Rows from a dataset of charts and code
* Begin *
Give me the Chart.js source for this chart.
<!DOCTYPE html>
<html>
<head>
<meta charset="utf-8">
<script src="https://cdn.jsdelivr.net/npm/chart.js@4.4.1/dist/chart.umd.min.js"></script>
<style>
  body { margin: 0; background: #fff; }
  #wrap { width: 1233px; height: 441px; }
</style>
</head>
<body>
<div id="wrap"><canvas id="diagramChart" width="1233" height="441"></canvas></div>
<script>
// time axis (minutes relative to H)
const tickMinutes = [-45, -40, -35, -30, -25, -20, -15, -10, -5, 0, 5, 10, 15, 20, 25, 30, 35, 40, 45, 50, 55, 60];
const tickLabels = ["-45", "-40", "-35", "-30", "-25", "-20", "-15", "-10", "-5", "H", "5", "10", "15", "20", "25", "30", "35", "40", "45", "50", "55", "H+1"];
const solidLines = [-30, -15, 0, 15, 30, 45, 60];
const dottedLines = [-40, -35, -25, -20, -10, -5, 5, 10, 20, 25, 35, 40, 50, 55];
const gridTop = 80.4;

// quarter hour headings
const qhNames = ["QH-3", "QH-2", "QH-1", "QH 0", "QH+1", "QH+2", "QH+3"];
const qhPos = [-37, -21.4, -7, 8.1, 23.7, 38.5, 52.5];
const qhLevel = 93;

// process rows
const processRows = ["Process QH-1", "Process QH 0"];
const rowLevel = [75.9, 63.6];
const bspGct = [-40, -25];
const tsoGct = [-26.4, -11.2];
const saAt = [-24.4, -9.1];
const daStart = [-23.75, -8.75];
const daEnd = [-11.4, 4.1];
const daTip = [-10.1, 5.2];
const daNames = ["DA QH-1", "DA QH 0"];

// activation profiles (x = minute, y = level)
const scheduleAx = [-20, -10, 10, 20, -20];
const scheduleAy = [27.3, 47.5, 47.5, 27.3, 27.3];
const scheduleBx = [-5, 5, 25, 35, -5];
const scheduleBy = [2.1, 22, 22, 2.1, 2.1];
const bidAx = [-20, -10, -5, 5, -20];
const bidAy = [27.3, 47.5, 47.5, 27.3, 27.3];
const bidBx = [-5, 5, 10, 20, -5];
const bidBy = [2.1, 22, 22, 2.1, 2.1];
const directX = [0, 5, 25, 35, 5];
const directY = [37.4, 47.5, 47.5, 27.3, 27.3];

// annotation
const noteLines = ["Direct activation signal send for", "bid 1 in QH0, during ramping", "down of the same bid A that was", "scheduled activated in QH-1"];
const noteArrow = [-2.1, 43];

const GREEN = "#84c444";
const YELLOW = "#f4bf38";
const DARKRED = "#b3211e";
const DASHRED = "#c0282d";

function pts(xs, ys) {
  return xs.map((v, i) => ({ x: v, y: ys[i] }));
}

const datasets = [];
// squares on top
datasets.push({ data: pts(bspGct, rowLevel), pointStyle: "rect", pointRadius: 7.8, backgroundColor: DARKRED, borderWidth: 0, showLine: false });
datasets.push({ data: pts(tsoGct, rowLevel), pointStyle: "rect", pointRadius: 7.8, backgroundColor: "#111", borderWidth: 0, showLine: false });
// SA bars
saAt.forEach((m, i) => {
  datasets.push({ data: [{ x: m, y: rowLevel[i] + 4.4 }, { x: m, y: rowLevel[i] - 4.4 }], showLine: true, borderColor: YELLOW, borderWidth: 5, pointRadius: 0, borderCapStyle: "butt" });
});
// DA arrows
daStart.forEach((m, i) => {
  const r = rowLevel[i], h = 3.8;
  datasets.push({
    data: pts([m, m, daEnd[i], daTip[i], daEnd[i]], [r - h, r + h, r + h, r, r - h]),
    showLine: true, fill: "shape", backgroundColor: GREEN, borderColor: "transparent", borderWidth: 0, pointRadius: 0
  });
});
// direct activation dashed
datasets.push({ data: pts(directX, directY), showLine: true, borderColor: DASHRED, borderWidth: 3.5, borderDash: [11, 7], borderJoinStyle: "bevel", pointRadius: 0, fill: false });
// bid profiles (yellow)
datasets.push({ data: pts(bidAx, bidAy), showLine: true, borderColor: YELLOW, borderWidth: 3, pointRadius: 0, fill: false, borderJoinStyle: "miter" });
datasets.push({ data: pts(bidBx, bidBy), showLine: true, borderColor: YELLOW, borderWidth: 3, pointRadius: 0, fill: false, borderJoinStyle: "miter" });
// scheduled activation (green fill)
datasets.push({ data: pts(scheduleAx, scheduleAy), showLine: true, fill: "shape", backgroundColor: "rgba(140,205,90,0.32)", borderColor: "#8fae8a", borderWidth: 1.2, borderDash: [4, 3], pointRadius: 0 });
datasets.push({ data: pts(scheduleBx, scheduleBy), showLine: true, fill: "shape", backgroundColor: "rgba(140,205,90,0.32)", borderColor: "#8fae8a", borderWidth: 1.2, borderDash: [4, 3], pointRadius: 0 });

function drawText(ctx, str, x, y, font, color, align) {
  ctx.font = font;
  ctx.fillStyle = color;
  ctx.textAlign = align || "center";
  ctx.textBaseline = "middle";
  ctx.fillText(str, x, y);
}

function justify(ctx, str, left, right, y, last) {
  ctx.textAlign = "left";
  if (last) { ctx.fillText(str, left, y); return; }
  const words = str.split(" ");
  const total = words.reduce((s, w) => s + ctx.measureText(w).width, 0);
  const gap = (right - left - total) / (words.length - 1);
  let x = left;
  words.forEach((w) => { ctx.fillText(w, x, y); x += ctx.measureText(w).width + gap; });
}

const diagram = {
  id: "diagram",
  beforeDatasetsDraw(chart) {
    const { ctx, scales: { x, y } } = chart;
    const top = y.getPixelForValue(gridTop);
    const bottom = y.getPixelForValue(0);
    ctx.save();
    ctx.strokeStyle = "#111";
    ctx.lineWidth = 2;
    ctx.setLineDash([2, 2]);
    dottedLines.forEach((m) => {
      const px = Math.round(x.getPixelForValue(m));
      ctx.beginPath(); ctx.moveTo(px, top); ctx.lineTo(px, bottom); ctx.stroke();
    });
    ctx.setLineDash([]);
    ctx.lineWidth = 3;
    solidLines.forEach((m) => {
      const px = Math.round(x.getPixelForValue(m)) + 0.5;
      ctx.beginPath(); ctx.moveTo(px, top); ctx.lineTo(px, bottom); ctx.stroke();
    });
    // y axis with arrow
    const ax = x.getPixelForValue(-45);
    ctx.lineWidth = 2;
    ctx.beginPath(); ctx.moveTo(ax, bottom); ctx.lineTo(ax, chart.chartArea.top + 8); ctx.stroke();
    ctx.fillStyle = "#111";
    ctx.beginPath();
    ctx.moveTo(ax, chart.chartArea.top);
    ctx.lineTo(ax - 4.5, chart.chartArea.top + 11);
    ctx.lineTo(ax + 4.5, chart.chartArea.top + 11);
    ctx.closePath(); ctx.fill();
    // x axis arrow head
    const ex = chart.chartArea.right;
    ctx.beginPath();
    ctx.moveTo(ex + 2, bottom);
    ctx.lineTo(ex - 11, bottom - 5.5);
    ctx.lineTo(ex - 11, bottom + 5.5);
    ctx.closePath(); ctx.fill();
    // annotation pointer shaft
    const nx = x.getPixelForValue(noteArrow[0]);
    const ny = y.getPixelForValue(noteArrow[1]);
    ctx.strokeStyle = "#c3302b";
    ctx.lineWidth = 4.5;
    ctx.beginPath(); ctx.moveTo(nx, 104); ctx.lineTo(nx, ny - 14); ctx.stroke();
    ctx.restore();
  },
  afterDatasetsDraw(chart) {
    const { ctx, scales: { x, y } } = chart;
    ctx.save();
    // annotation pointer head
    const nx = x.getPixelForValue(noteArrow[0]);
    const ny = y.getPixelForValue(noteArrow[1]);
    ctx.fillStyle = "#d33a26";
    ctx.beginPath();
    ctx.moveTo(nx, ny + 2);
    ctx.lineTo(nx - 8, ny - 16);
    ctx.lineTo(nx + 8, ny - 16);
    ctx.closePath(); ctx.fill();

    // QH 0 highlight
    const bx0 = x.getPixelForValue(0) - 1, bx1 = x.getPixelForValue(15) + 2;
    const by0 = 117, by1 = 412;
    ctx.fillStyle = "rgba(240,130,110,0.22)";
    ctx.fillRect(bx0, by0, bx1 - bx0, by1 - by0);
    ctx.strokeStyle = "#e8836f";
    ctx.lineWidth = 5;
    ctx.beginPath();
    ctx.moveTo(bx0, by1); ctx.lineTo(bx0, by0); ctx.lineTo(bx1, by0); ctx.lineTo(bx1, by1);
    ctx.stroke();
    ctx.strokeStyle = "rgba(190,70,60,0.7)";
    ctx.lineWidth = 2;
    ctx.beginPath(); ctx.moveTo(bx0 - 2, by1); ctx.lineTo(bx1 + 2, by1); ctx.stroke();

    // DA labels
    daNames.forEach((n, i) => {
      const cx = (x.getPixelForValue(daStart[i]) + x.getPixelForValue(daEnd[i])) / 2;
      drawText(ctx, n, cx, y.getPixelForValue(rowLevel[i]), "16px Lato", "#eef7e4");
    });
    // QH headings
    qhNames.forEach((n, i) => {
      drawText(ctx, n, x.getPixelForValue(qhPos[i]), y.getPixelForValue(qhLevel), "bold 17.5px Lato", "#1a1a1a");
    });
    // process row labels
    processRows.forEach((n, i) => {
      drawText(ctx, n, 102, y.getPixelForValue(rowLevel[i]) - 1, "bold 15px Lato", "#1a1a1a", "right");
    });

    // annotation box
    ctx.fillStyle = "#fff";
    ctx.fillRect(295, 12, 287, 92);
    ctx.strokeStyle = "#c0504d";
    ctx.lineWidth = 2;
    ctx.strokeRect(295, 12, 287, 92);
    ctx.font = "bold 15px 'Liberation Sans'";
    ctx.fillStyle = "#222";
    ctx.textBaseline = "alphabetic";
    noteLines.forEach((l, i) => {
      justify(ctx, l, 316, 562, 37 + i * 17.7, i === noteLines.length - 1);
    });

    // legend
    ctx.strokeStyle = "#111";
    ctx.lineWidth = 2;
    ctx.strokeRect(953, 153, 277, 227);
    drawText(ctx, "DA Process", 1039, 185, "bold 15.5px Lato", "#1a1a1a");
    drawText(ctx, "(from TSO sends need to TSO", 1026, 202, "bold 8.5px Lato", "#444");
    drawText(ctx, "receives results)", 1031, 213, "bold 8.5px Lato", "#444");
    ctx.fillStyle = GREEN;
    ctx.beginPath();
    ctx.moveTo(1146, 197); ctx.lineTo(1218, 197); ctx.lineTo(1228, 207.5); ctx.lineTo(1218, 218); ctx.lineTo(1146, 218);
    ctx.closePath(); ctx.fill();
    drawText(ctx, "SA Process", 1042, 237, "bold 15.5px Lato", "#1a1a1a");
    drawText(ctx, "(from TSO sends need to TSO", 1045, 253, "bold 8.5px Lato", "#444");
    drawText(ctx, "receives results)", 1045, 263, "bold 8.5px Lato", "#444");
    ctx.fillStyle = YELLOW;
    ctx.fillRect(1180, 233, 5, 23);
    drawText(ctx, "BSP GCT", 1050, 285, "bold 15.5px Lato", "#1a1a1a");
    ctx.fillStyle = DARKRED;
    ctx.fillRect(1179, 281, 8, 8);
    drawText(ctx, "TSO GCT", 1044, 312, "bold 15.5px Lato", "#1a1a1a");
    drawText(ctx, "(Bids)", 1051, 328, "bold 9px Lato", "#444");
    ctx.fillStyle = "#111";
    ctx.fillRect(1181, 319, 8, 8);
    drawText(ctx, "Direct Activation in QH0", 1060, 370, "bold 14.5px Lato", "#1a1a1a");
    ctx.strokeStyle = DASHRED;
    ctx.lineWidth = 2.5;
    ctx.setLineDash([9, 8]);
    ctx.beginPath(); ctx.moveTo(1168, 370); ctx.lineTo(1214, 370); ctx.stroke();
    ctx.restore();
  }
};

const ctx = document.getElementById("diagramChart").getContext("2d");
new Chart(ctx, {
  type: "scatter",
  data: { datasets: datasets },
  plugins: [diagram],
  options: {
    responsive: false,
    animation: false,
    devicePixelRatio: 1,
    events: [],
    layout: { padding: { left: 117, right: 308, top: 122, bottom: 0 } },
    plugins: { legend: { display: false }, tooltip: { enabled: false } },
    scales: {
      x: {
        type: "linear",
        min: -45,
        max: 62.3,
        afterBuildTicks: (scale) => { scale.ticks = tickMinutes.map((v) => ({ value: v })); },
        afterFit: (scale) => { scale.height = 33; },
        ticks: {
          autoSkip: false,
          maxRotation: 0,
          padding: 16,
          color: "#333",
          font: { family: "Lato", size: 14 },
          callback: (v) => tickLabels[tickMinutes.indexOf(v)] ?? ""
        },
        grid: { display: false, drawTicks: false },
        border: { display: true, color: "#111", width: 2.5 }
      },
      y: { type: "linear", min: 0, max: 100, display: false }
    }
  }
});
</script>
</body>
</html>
* End *
* Begin *
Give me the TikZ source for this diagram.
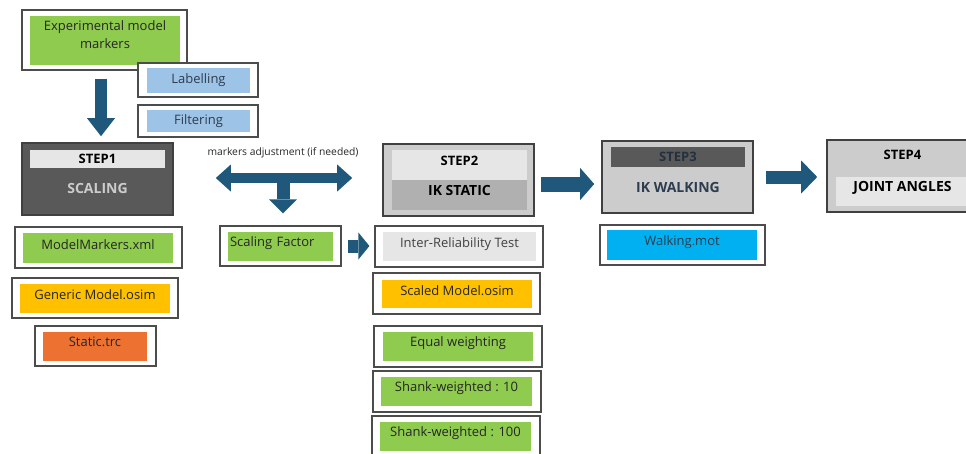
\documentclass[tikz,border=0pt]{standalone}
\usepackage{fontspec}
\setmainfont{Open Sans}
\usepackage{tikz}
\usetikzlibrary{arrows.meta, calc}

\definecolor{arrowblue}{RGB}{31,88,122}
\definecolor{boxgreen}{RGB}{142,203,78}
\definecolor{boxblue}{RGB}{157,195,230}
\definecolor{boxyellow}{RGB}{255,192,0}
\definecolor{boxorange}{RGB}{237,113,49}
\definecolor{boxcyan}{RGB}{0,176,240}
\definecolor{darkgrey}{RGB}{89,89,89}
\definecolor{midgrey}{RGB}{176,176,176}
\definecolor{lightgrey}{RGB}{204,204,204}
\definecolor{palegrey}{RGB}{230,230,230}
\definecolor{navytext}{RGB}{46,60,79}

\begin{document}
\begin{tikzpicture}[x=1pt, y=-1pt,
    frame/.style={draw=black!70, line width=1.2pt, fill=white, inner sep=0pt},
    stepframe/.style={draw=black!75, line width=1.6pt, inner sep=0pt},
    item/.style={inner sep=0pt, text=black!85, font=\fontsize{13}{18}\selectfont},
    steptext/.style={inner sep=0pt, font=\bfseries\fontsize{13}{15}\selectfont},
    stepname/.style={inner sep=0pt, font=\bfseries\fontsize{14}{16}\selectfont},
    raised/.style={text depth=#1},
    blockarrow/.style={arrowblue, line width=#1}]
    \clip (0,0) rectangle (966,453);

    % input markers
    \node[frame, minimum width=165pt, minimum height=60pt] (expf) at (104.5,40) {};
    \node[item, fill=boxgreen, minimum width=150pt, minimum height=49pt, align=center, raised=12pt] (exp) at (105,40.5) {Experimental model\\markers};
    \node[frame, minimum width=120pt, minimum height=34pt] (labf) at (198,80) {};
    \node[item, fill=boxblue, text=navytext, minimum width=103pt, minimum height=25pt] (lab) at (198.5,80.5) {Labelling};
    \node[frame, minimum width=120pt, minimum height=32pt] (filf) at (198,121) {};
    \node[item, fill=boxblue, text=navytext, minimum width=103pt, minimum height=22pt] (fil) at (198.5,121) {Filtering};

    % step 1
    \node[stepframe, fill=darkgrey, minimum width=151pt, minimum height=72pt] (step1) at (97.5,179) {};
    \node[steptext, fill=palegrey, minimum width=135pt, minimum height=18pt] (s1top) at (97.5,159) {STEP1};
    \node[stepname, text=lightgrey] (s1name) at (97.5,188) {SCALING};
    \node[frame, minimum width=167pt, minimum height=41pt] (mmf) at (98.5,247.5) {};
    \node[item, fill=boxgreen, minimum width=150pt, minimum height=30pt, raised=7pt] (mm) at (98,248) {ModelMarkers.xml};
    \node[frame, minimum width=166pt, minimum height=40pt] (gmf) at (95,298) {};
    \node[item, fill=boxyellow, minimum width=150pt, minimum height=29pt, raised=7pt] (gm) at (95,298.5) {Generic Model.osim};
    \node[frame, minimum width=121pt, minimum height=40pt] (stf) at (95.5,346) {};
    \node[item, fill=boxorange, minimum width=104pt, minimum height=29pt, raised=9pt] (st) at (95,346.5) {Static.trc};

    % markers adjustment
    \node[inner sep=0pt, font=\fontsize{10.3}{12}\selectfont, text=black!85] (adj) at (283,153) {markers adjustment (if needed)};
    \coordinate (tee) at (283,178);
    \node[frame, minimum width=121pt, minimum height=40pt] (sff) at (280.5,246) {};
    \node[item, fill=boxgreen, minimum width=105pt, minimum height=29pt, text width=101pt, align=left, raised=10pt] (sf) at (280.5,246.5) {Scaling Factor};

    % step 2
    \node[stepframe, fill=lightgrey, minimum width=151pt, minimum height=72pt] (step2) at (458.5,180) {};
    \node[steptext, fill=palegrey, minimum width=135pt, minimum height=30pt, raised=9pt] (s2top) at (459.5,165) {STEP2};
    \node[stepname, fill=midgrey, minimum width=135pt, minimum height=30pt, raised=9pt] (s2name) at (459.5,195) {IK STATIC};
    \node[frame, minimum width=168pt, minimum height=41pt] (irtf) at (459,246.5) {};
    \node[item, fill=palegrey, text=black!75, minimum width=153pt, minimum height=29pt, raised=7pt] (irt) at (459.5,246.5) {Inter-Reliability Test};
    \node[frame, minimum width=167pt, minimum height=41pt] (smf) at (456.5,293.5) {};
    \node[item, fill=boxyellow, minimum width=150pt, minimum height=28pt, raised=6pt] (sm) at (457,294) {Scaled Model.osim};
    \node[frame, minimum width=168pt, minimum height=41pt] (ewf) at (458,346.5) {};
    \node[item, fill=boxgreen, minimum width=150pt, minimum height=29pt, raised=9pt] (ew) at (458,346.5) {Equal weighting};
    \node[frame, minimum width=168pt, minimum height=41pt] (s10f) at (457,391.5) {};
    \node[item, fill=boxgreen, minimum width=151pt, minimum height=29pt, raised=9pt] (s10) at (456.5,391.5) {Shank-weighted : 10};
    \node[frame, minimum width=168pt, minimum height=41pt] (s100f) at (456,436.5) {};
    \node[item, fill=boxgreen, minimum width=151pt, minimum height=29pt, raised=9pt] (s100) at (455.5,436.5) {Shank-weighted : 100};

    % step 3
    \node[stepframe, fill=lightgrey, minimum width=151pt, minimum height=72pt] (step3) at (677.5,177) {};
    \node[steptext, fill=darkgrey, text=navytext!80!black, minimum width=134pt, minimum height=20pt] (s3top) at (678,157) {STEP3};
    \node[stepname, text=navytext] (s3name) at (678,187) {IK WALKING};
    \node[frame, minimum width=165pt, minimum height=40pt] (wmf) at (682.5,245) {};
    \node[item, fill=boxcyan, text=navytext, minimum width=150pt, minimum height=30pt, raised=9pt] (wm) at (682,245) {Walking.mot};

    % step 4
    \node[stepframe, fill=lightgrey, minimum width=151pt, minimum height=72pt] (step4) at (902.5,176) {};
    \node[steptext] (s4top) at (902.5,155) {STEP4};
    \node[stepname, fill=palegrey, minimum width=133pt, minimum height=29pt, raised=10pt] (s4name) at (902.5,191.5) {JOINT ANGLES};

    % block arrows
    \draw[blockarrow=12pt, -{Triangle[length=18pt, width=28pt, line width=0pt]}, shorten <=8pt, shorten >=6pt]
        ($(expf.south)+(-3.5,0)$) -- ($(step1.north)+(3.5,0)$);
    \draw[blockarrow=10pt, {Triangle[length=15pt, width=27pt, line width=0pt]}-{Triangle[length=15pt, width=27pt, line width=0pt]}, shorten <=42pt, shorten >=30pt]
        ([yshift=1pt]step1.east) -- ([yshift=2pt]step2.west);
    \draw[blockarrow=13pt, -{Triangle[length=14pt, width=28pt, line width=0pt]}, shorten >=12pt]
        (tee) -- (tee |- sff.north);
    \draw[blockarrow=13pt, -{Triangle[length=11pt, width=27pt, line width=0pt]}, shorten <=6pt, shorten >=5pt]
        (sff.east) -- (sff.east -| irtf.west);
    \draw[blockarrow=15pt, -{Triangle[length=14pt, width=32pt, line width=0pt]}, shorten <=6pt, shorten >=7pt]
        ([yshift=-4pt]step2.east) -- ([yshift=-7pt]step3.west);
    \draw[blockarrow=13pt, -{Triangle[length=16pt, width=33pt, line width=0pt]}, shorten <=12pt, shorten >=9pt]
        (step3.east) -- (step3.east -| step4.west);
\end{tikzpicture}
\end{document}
* End *
[Aim]
Look above for the line with "Give me the TikZ source for this diagram.", then print it and each line after it down to and including the line with "(0,0) rectangle (966,453);". Leave out the pictures and keep the wording exact.

[The completed task]
Give me the TikZ source for this diagram.
\documentclass[tikz,border=0pt]{standalone}
\usepackage{fontspec}
\setmainfont{Open Sans}
\usepackage{tikz}
\usetikzlibrary{arrows.meta, calc}

\definecolor{arrowblue}{RGB}{31,88,122}
\definecolor{boxgreen}{RGB}{142,203,78}
\definecolor{boxblue}{RGB}{157,195,230}
\definecolor{boxyellow}{RGB}{255,192,0}
\definecolor{boxorange}{RGB}{237,113,49}
\definecolor{boxcyan}{RGB}{0,176,240}
\definecolor{darkgrey}{RGB}{89,89,89}
\definecolor{midgrey}{RGB}{176,176,176}
\definecolor{lightgrey}{RGB}{204,204,204}
\definecolor{palegrey}{RGB}{230,230,230}
\definecolor{navytext}{RGB}{46,60,79}

\begin{document}
\begin{tikzpicture}[x=1pt, y=-1pt,
    frame/.style={draw=black!70, line width=1.2pt, fill=white, inner sep=0pt},
    stepframe/.style={draw=black!75, line width=1.6pt, inner sep=0pt},
    item/.style={inner sep=0pt, text=black!85, font=\fontsize{13}{18}\selectfont},
    steptext/.style={inner sep=0pt, font=\bfseries\fontsize{13}{15}\selectfont},
    stepname/.style={inner sep=0pt, font=\bfseries\fontsize{14}{16}\selectfont},
    raised/.style={text depth=#1},
    blockarrow/.style={arrowblue, line width=#1}]
    \clip (0,0) rectangle (966,453);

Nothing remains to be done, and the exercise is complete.